5) Set aside a day every three months {or whatever works best} to clean up your feeds, inboxes, and incoming paper: social media feeds - I was amazed at how much more at ease I felt after de-junking my feeds from things that were of no use to me, file away or shred paper stacks, unsubscribe from junk emails, catalogs, magazines you don't read, etc. Donate paper publications to your local library or a nearby school. Students use them in art classes or for crafts. De-cluttering your brain is just as important as de-cluttering your environment. They absolutely go hand-in-hand.

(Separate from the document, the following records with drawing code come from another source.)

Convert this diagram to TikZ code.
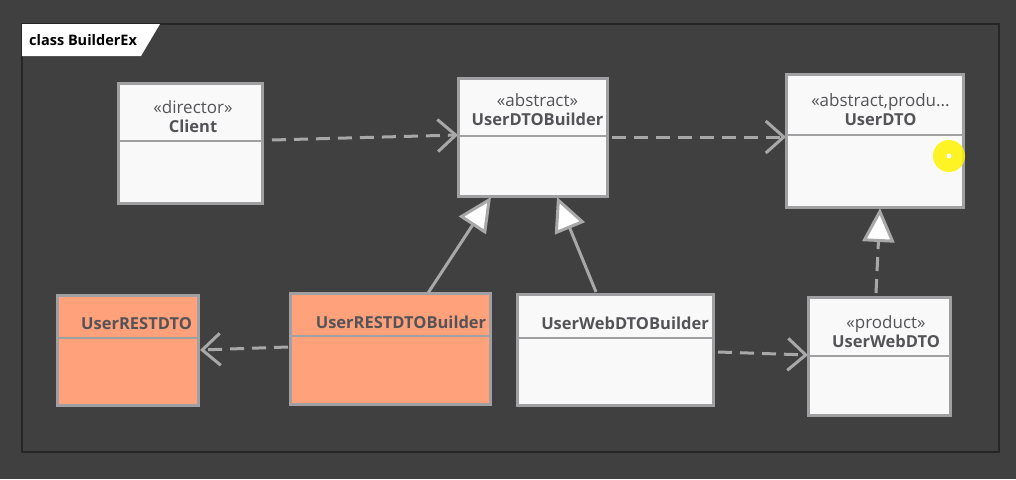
\documentclass[tikz,border=0pt]{standalone}
\usepackage{fontspec}
\setmainfont{Open Sans}
\usetikzlibrary{arrows.meta}
\definecolor{bggray}{RGB}{64,64,64}
\definecolor{framegray}{RGB}{38,38,38}
\definecolor{boxgray}{RGB}{160,160,162}
\definecolor{boxwhite}{RGB}{249,249,249}
\definecolor{salmon}{RGB}{255,161,122}
\definecolor{linegray}{RGB}{168,168,168}
\definecolor{txtgray}{RGB}{84,84,88}
\begin{document}
\begin{tikzpicture}[x=1pt, y=-1pt,
    classbox/.style={rectangle, draw=boxgray, line width=3pt, fill=boxwhite, inner sep=0, outer sep=0},
    restbox/.style={classbox, fill=salmon},
    divider/.style={draw=boxgray, line width=2.4pt},
    title/.style={align=center, text=txtgray, inner sep=0, font=\fontsize{16.5}{19}\selectfont},
    dep/.style={draw=linegray, line width=3pt, dash pattern=on 14pt off 8pt,
      -{Straight Barb[length=18pt, width=32pt]}},
    gen/.style={draw=linegray, line width=3pt,
      -{Triangle[length=34pt, width=32pt, fill=white]}}]
  % background and frame
  \fill[bggray] (0,0) rectangle (1016,479);
  \draw[framegray, line width=1.2pt] (22,24) rectangle (999,452);
  \fill[white] (22,24) -- (160,24) -- (141,56) -- (22,56) -- cycle;
  \node[anchor=west, inner sep=0, font=\fontsize{14.5}{16}\selectfont\bfseries] (tablabel) at (29,40) {class BuilderEx};

  % top row
  \node[classbox, minimum width=144pt, minimum height=120pt] (client) at (190,143) {};
  \node[classbox, minimum width=149pt, minimum height=118pt] (udb) at (532.5,137) {};
  \node[classbox, minimum width=177pt, minimum height=133pt] (udto) at (874.5,140.5) {};
  \draw[divider] ([yshift=-58pt]client.north west) -- ([yshift=-58pt]client.north east);
  \draw[divider] ([yshift=-58pt]udb.north west) -- ([yshift=-58pt]udb.north east);
  \draw[divider] ([yshift=-61pt]udto.north west) -- ([yshift=-61pt]udto.north east);
  \node[title] (clienttitle) at ([xshift=3pt, yshift=-34pt]client.north) {{\fontsize{17}{19}\selectfont«director»}\\\textbf{Client}};
  \node[title] (udbtitle) at ([xshift=5pt, yshift=-32pt]udb.north) {{\fontsize{17}{19}\selectfont«abstract»}\\\textbf{UserDTOBuilder}};
  \node[title] (udtotitle) at ([xshift=6pt, yshift=-36pt]udto.north) {{\fontsize{17}{19}\selectfont«abstract,produ...}\\\textbf{UserDTO}};

  % bottom row
  \node[restbox, minimum width=141pt, minimum height=110pt] (urest) at (127.5,350) {};
  \node[restbox, minimum width=200pt, minimum height=111pt] (urestb) at (390,348.5) {};
  \node[classbox, minimum width=196pt, minimum height=111pt] (uwebb) at (615,349.5) {};
  \node[classbox, minimum width=142pt, minimum height=118pt] (uweb) at (879,356) {};
  \draw[divider] ([yshift=-43pt]urest.north west) -- ([yshift=-43pt]urest.north east);
  \draw[divider] ([yshift=-43pt]urestb.north west) -- ([yshift=-43pt]urestb.north east);
  \draw[divider] ([yshift=-44pt]uwebb.north west) -- ([yshift=-44pt]uwebb.north east);
  \draw[divider] ([yshift=-59pt]uweb.north west) -- ([yshift=-59pt]uweb.north east);
  \node[title] (uresttitle) at ([xshift=9pt, yshift=-29pt]urest.north) {\textbf{UserRESTDTO}};
  \node[title] (urestbtitle) at ([xshift=11pt, yshift=-29pt]urestb.north) {\textbf{UserRESTDTOBuilder}};
  \node[title] (uwebbtitle) at ([xshift=10pt, yshift=-29pt]uwebb.north) {\textbf{UserWebDTOBuilder}};
  \node[title] (uwebtitle) at ([xshift=7pt, yshift=-35pt]uweb.north) {{\fontsize{17}{19}\selectfont«product»}\\\textbf{UserWebDTO}};

  % dependencies
  \draw[dep] ([xshift=10pt, yshift=3pt]client.east) -- ([yshift=2pt]udb.west);
  \draw[dep] ([xshift=5pt]udb.east) -- ([yshift=3.5pt]udto.west);
  \draw[dep] ([xshift=-2pt, yshift=1.5pt]urestb.west) -- ([xshift=2pt]urest.east);
  \draw[dep] ([xshift=5pt, yshift=-2.5pt]uwebb.east) -- ([yshift=1pt]uweb.west);

  % generalizations
  \draw[gen] ([xshift=38pt]urestb.north) -- ([xshift=-41.5pt, yshift=-1pt]udb.south);
  \draw[gen] ([xshift=-19pt, yshift=2pt]uwebb.north) -- ([xshift=24.5pt, yshift=-1pt]udb.south);
  \draw[gen, dash pattern=on 14pt off 8pt] ([xshift=-3pt, yshift=4pt]uweb.north) -- ([xshift=5.5pt, yshift=-1pt]udto.south);

  % pointer
  \fill[yellow, opacity=0.85] (949,156) circle (16pt);
  \fill[white] (949,156) circle (2.5pt);
\end{tikzpicture}
\end{document}
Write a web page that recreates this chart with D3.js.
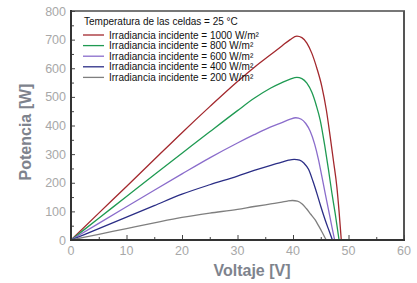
<!DOCTYPE html>
<html><head><meta charset="utf-8">
<script src="https://cdn.jsdelivr.net/npm/d3@7/dist/d3.min.js"></script>
<style>body{margin:0;background:#fff}svg{display:block}</style>
</head><body><svg id="c" width="417" height="283"></svg>
<script>
const xTicks=[0,10,20,30,40,50,60];
const yTicks=[0,100,200,300,400,500,600,700,800];
const legendTitle="Temperatura de las celdas = 25 °C";
const seriesNames=["Irradiancia incidente = 1000 W/m²","Irradiancia incidente = 800 W/m²","Irradiancia incidente = 600 W/m²","Irradiancia incidente = 400 W/m²","Irradiancia incidente = 200 W/m²"];
const colors=["#a3282d","#1f9a52","#8a6ccb","#2b2e86","#7f7f7f"];
const s1000=[[0,0],[5,94],[10,187],[15,281],[20,375],[25,466],[30,554],[33,603],[36,648],[38,678],[39.5,700],[40.7,712],[41.6,707],[42.5,688],[43.4,652],[44.3,600],[45.2,536],[46,455],[46.7,361],[47.3,275],[47.9,186],[48.3,100],[48.7,0]];
const s800=[[0,0],[5,76],[10,152],[15,228],[20,303],[25,378],[30,452],[33,495],[36,531],[38,550],[39.5,562],[40.7,568],[41.6,564],[42.5,548],[43.4,516],[44.2,470],[44.9,419],[45.7,332],[46.4,245],[47,165],[47.6,93],[48.3,0]];
const s600=[[0,0],[5,58],[10,116],[15,174],[20,231],[25,287],[30,339],[33,368],[36,395],[38,410],[39.4,421],[40.5,427],[41.5,422],[42.3,407],[43.1,380],[43.9,335],[44.6,280],[45.2,222],[45.8,163],[46.4,105],[47,47],[47.5,0]];
const s400=[[0,0],[5,40],[10,80],[15,120],[20,160],[25,193],[30,223],[33,243],[36,261],[38,272],[39.2,279],[40.2,282],[41.2,279],[42,268],[42.8,247],[43.6,205],[44.3,163],[45,118],[45.8,70],[46.5,32],[47.1,0]];
const s200=[[0,0],[5,20],[10,40],[15,60],[20,79],[25,94],[30,107],[33,117],[36,126],[38,132],[39,136],[39.9,138],[40.8,136],[41.6,127],[42.4,110],[43.2,90],[44,70],[44.6,50],[45.2,29],[45.6,14],[46,0]];
const series=[s1000,s800,s600,s400,s200];

const svg=d3.select("#c");
const L=71,R=404,T=11,B=240;
const x=d3.scaleLinear().domain([0,60]).range([L,R]);
const y=d3.scaleLinear().domain([0,800]).range([B,T]);

svg.append("line").attr("x1",L).attr("x2",R+1).attr("y1",T).attr("y2",T).attr("stroke","#777").attr("stroke-width",2);
svg.append("line").attr("x1",R).attr("x2",R).attr("y1",T).attr("y2",B).attr("stroke","#555").attr("stroke-width",2);

const xAxis=d3.axisBottom(x).tickValues(d3.range(0,61,5)).tickSize(-5).tickFormat("");
const gx=svg.append("g").attr("transform",`translate(0,${B})`).call(xAxis);
gx.selectAll(".tick line").attr("y2",d=>d%10===0?-5:-3).attr("stroke","#444");
gx.select(".domain").remove();
const yAxis=d3.axisLeft(y).tickValues(d3.range(0,801,50)).tickSize(-4).tickFormat("");
const gy=svg.append("g").attr("transform",`translate(${L},0)`).call(yAxis);
gy.selectAll(".tick line").attr("x2",d=>d%100===0?4:3).attr("stroke","#444");
gy.select(".domain").remove();

svg.append("g").selectAll("text").data(xTicks).join("text")
 .attr("x",d=>x(d)).attr("y",B+15).attr("text-anchor","middle")
 .attr("font-family","Liberation Sans, Arial, sans-serif").attr("font-size",12.5).attr("fill","#a8a8a8").text(d=>d);
svg.append("g").selectAll("text").data(yTicks).join("text")
 .attr("x",L-5).attr("y",d=>y(d)+4.5).attr("text-anchor","end")
 .attr("font-family","Liberation Sans, Arial, sans-serif").attr("font-size",12.5).attr("fill","#a8a8a8").text(d=>d);

const line=d3.line().x(d=>x(d[0])).y(d=>y(d[1])).curve(d3.curveMonotoneX);
series.forEach((s,i)=>{
 svg.append("path").datum(s).attr("d",line).attr("fill","none").attr("stroke",colors[i]).attr("stroke-width",1.3);
});

svg.append("line").attr("x1",L).attr("x2",L).attr("y1",T-1).attr("y2",B+1).attr("stroke","#333").attr("stroke-width",2);
svg.append("line").attr("x1",L-1).attr("x2",R+1).attr("y1",B).attr("y2",B).attr("stroke","#333").attr("stroke-width",2);

const lg=svg.append("g").attr("font-family","Liberation Sans, Arial, sans-serif").attr("font-size",10);
lg.append("text").attr("x",84).attr("y",25).attr("fill","#111").text(legendTitle);
seriesNames.forEach((n,i)=>{
 const yy=35+i*10.6;
 lg.append("line").attr("x1",83).attr("x2",104).attr("y1",yy).attr("y2",yy).attr("stroke",colors[i]).attr("stroke-width",1.3);
 lg.append("text").attr("x",109).attr("y",yy+3.5).attr("fill","#111").text(n);
});

svg.append("text").attr("x",252).attr("y",276).attr("text-anchor","middle")
 .attr("font-family","Liberation Sans, Arial, sans-serif").attr("font-weight","bold").attr("font-size",16).attr("fill","#7e838d").text("Voltaje [V]");
svg.append("text").attr("transform","translate(31,132) rotate(-90)").attr("text-anchor","middle")
 .attr("font-family","Liberation Sans, Arial, sans-serif").attr("font-weight","bold").attr("font-size",16).attr("fill","#7e838d").text("Potencia [W]");
</script></body></html>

For me, once I started these habits, I felt yucky if I didn't keep them up because I didn't want to ruin all my hard work by backsliding. Good luck to you in purifying your surroundings, and mind!

What helps you manage all the "stuff" in your world? I'd love to hear your tips!


SMD @ lifeaccordingtosteph said...

Yay! Welcome back.

I've had that Ikea cart pinned to buy for an eternity. It's time. Maybe this weekend?

Everything I own must answer yes to two of these three questions:
1. Is it useful?
2. Is it beautiful?
3. Do I love it?

I am ruthless with things and get rid of a lot of things people would keep.

Southern Sass said...

I need to get rid of so much junk. I love that cart! Someone said they have them at Sam's now. I need to go find one.